Gracias a Joyce, hasta ese mundo sin sorpresas es capaz de sorprendernos. Porque la mujer de quien Gabriel está enamorado, y que es su propia esposa, etérea y tan deseable como inalcanzable, le confiesa que siempre ha estado enamorada de un adolescente muerto cuando ella tenía dieciséis años. Y ese amor no consumado le ha consumido impidiéndole vivir y amar a ningún otro ser real. Lo que convierte al pobre Gabriel en un ser aún más patético, acostado junto a la bella durmiente yaciente en su féretro de cristal y a la que ningún mortal como él podría despertar con un beso.

Moraleja: Hay algo peor que pasar la vida contemplándose el ombligo. Y es pasarse la vida mirando a quien se pasa la vida contemplándose el ombligo. Eso le lleva al taciturno Gabriel a exclamar: "Estoy harto de mi país". Yo misma estaba harta de preocuparme de mi marido mucho antes de que consiguiera entonar el aquí paz y después gloria. Pero ¿cómo se corta con esta clase de dublineses enamorados de los fantasmas?

O de bilbaínos. Porque Bilbao es considerada una ciudad liberal (sobre todo por los liberales). Pero fue en Bilbao donde se produjo la primera insurrección carlista. Y más tarde también fue la misma villa que resistió el sitio carlista. De lo que se deduce que Bilbao es una ciudad auténticamente vasca, o sea, esquizo donde las haya.
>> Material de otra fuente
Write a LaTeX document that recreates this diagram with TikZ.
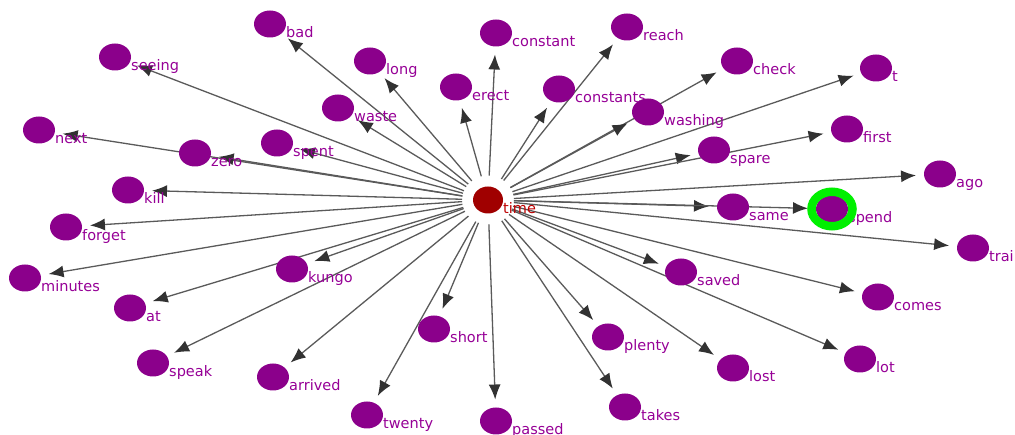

Para eludir la esquizofrenia nada mejor que una buena neurosis a base de cultivar el olvido y apiporrarse de misticismo nacional. ¿Por qué no? Quizás, después de todo, Bilbao sea un bello jardín y las bilbaínas sus rosas. O quizás, como se ha dicho estos días, todo este país lleno de encanto no es más que un parque temático, un Eusko Disney de las maravillas donde se pasea el Pato Donald repartiendo a diestro y siniestro sus quejas y reproches, y amenazando con rupturas soberanas.

Pero hoy, redescubriendo con Joyce la existencia de estos dos grandes pueblos, dublineses y bilbaínos, hermanados por un mismo destino en lo particular, me he dado cuenta de que Bilbao es más que un parque. Es toda una residencia de la tercera edad donde los pensionistas eligen cada cuatro años a sus animadores de piscina, que les llevan a jugar a la petanca, les cantan "Pajaritos por aquí, pajaritas por allá" y, a todas horas, "Que viva Euskadi". Y les hacen sentirse satisfechos de sí mismos y felices por haber tenido la suerte de nacer en un oasis como éste. Mucho mejor que el Inserso.